Our ancient human ancestors may not have split from chimpanzees in the grasslands of East Africa, but in Europe instead. Researchers analyzing fossils of an ancient species of ape discovered in Greece and Bulgaria claim to have found evidence that the two lineages had already diverged by the time it was alive in the Mediterranean, upending what we traditionally thought.
It all hinges on the fossils of an ancient ape known as Graecopithecus freybergi. Known from two separate fossils of teeth and partial jaws discovered in the Balkans, the researchers are arguing that the morphology of these teeth show that chimps and humans had already split in Europe some 7.2 million years ago.

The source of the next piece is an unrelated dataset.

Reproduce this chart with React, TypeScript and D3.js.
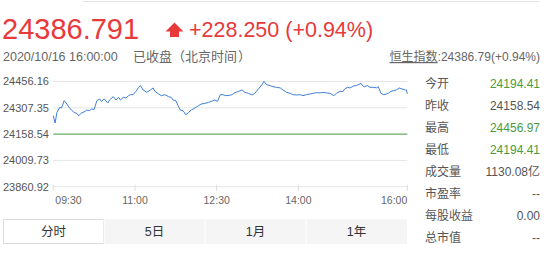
import React from "react";
import * as d3 from "d3";

// Hang Seng Index intraday, 2020-10-16
const times = [
  "09:30", "09:32", "09:34", "09:37", "09:39", "09:42", "09:45", "09:48", "09:50", "09:53",
  "09:56", "09:58", "10:01", "10:05", "10:07", "10:10", "10:12", "10:15", "10:18", "10:21",
  "10:23", "10:26", "10:30", "10:32", "10:36", "10:39", "10:42", "10:44", "10:47", "10:50",
  "10:53", "10:55", "10:58", "11:01", "11:04", "11:06", "11:09", "11:13", "11:17", "11:20",
  "11:22", "11:26", "11:29", "11:33", "11:37", "11:40", "11:42", "11:45", "11:48", "11:50",
  "11:53", "11:56", "11:59", "12:02", "12:06", "12:10", "12:13", "12:17", "12:21", "12:24",
  "12:28", "12:31", "12:34", "12:37", "12:40", "12:44", "12:47", "12:50", "12:54", "12:58",
  "13:01", "13:05", "13:09", "13:12", "13:16", "13:20", "13:22", "13:25", "13:29", "13:32",
  "13:36", "13:40", "13:43", "13:47", "13:51", "13:54", "13:58", "14:02", "14:05", "14:09",
  "14:13", "14:16", "14:20", "14:24", "14:27", "14:31", "14:35", "14:39", "14:42", "14:46",
  "14:49", "14:51", "14:54", "14:57", "15:01", "15:04", "15:09", "15:11", "15:13", "15:16",
  "15:19", "15:23", "15:26", "15:28", "15:31", "15:34", "15:37", "15:39", "15:42", "15:45",
  "15:48", "15:51", "15:54", "15:58", "15:59", "16:00",
];

const prices = [
  24262.4, 24221.0, 24281.2, 24309.6, 24306.2, 24347.6, 24328.9, 24306.2, 24294.8, 24281.2,
  24275.5, 24262.4, 24277.8, 24286.9, 24294.8, 24290.9, 24300.5, 24298.2, 24347.6, 24357.3,
  24343.7, 24357.3, 24334.6, 24351.6, 24370.4, 24351.6, 24366.4, 24351.6, 24366.4, 24363.0,
  24376.0, 24381.7, 24381.7, 24400.5, 24423.2, 24432.8, 24408.4, 24394.8, 24408.4, 24419.8,
  24400.5, 24385.7, 24376.0, 24381.7, 24370.4, 24366.4, 24351.6, 24347.6, 24313.6, 24294.8,
  24290.9, 24268.1, 24281.2, 24294.8, 24306.2, 24319.2, 24328.9, 24332.3, 24338.0, 24343.7,
  24351.6, 24343.7, 24381.7, 24381.7, 24376.0, 24377.7, 24381.7, 24393.1, 24400.5, 24408.4,
  24394.8, 24389.1, 24380.0, 24389.1, 24414.1, 24438.5, 24456.97, 24438.5, 24432.8, 24427.1,
  24423.2, 24419.8, 24408.4, 24394.8, 24389.1, 24381.7, 24380.0, 24381.7, 24376.0, 24381.7,
  24385.7, 24389.1, 24393.1, 24391.4, 24394.8, 24391.4, 24389.1, 24376.0, 24389.1, 24400.5,
  24398.8, 24414.1, 24423.2, 24419.8, 24431.1, 24432.8, 24445.9, 24431.1, 24427.1, 24432.8,
  24423.2, 24423.2, 24419.8, 24427.1, 24389.1, 24381.7, 24385.7, 24389.1, 24400.5, 24404.4,
  24408.4, 24419.8, 24414.1, 24408.4, 24408.4, 24386.79,
];

const prevClose = 24158.54;
const yTicks = [24456.16, 24307.35, 24158.54, 24009.73, 23860.92];
const xTicks = ["09:30", "11:00", "12:30", "14:00", "16:00"];

const lastPrice = "24386.791";
const change = "+228.250 (+0.94%)";
const timestamp = "2020/10/16 16:00:00";
const statusWord = "已收盘";
const zoneWord = "北京时间";
const indexName = "恒生指数";
const indexSummary = ":24386.79(+0.94%)";

const statLabels = ["今开", "昨收", "最高", "最低", "成交量", "市盈率", "每股收益", "总市值"];
const statValues = ["24194.41", "24158.54", "24456.97", "24194.41", "1130.08亿", "--", "0.00", "--"];
const statTone = ["up", "flat", "up", "up", "flat", "flat", "flat", "flat"];

const tabs = ["分时", "5日", "1月", "1年"];

const FONT = '"Liberation Sans", Arial, "Noto Sans CJK SC", sans-serif';
const CJK = '"Noto Sans CJK SC", sans-serif';
const RED = "#e8393b";
const GREEN = "#4b9a3c";
const GREY = "#666";

const toMinutes = (t: string) => {
  const [h, m] = t.split(":").map(Number);
  return h * 60 + m;
};

export default function App() {
  const W = 546;
  const H = 253;
  const plot = { left: 53.3, right: 407.3, top: 81.5, bottom: 186.7 };

  const x = d3
    .scaleLinear()
    .domain([toMinutes("09:30"), toMinutes("16:00")])
    .range([plot.left, plot.right]);
  const y = d3
    .scaleLinear()
    .domain([yTicks[yTicks.length - 1], yTicks[0]])
    .range([plot.bottom, plot.top]);

  const data = times.map((t, i) => ({ m: toMinutes(t), v: prices[i] }));
  const line = d3
    .line<{ m: number; v: number }>()
    .x((d) => x(d.m))
    .y((d) => y(d.v));

  const tabX = d3.scaleBand<string>().domain(tabs).range([3, 407]);

  return (
    <div style={{ position: "absolute", left: 0, top: 0 }}>
      <svg width={W} height={H} style={{ display: "block", background: "#fff" }} fontFamily={FONT}>
        <line x1={83} x2={539} y1={1.5} y2={1.5} stroke="#e2e2e2" />

        {/* headline quote */}
        <text x={2} y={39} fontSize={29} fill={RED}>
          {lastPrice}
        </text>
        <path
          d="M174.5,22.5 L183.5,31.5 L179,31.5 L179,37 L170,37 L170,31.5 L165.5,31.5 Z"
          fill={RED}
        />
        <text x={189} y={37} fontSize={21.5} fill={RED}>
          {change}
        </text>

        <text x={3} y={61} fontSize={12.5} fill={GREY}>
          {timestamp}
        </text>
        <g fontFamily={CJK} fontSize={13} fill={GREY}>
          <text x={133} y={61}>{statusWord}</text>
          <text x={172} y={61}>（</text>
          <text x={185} y={61}>{zoneWord}</text>
          <text x={238} y={61}>）</text>
        </g>

        <text x={540} y={61} fontSize={12} fill={GREY} textAnchor="end">
          <tspan textDecoration="underline">{indexName}</tspan>
          <tspan>{indexSummary}</tspan>
        </text>

        {/* grid */}
        {yTicks.map((t) => (
          <g key={t}>
            <line
              x1={plot.left}
              x2={plot.right}
              y1={y(t)}
              y2={y(t)}
              stroke="#e6e6e6"
            />
            <text x={3} y={y(t)} dy="0.35em" fontSize={11} fill="#555">
              {t.toFixed(2)}
            </text>
          </g>
        ))}
        {xTicks.map((t, i) => {
          const px = x(toMinutes(t));
          const anchor = i === 0 ? "start" : i === xTicks.length - 1 ? "end" : "middle";
          const lx = i === 0 ? px + 2 : px;
          return (
            <g key={t}>
              <line x1={px} x2={px} y1={plot.bottom - 2} y2={plot.bottom + 4} stroke="#dcdcdc" />
              <text x={lx} y={204} fontSize={10.5} fill="#666" textAnchor={anchor}>
                {t}
              </text>
            </g>
          );
        })}

        {/* previous close */}
        <line
          x1={plot.left}
          x2={plot.right}
          y1={y(prevClose)}
          y2={y(prevClose)}
          stroke="#4ea54e"
          strokeWidth={1}
        />

        {/* intraday price */}
        <path d={line(data) ?? ""} fill="none" stroke="#3f7fd6" strokeWidth={1} />

        {/* stats panel */}
        {statLabels.map((lbl, i) => {
          const cy = 83.3 + i * 22;
          return (
            <g key={lbl}>
              <text x={425} y={cy} dy="0.35em" fontSize={12} fill="#555">
                {lbl}
              </text>
              <text
                x={540}
                y={cy}
                dy="0.35em"
                fontSize={12}
                textAnchor="end"
                fill={statTone[i] === "up" ? GREEN : "#555"}
              >
                {statValues[i]}
              </text>
            </g>
          );
        })}

        {/* period tabs */}
        <rect x={tabX(tabs[1])} y={219} width={407 - (tabX(tabs[1]) ?? 0)} height={25} fill="#f5f5f5" />
        {tabs.map((t, i) => {
          const tx = tabX(t) ?? 0;
          const bw = tabX.bandwidth();
          return (
            <g key={t}>
              {i === 0 ? (
                <rect x={tx + 0.5} y={219.5} width={bw - 1} height={24} fill="#fff" stroke="#dcdcdc" />
              ) : (
                <line x1={tx} x2={tx} y1={219} y2={244} stroke="#fff" />
              )}
              <text x={tx + bw / 2} y={232} dy="0.35em" fontSize={12.5} fill="#333" textAnchor="middle">
                {t}
              </text>
            </g>
          );
        })}
      </svg>
    </div>
  );
}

“While great apes typically have two or three separate and diverging roots, the roots of Graecopithecus converge and are partially fused – a feature that is characteristic of modern humans, early humans and several pre-humans including Ardipithecus and Australopithecus,” explained Professor Madelaine Böhme, who led the research published in PLOS ONE. This, she suggested, shows that our lineage had already diverged from that of chimpanzees hundreds of thousands of years before it was thought to have occurred in Africa.
The history of our species, and apes in general, is complicated and controversial. There are thought to be around 23 species of ape alive today, spread across Central Africa and Southeast Asia. While ancient ape species have been discovered in other parts of the Old World, the history of chimps and humans is firmly rooted in Africa.
But this latest study questions the details of this narrative. It claims that rather than this divergence occurring in the grasslands of East Africa, it may instead have occurred in the Mediterranean. This would mean that the last common ancestor between humans and chimpanzees lived in the Balkans, before splitting and both species then finding its way back into Central and Eastern Africa.
This is likely to be a highly controversial claim, not least because it complicates things somewhat. It has traditionally been thought that humans and chimps went their separate ways as the grasslands in East Africa developed and a new species of pre-human evolved to take advantage of this, finally giving rise to us.
In a second paper published in PLOS ONE, the researchers are saying that these driving forces may well have been the same, but that it really occurred on a newly formed savanna in Eastern Europe around the time that Graecopithecus was roaming.
There is no doubt going to be quite a bit of contention towards these two papers, though it may also raise a fair amount of interesting discussion about what we often think is established fact.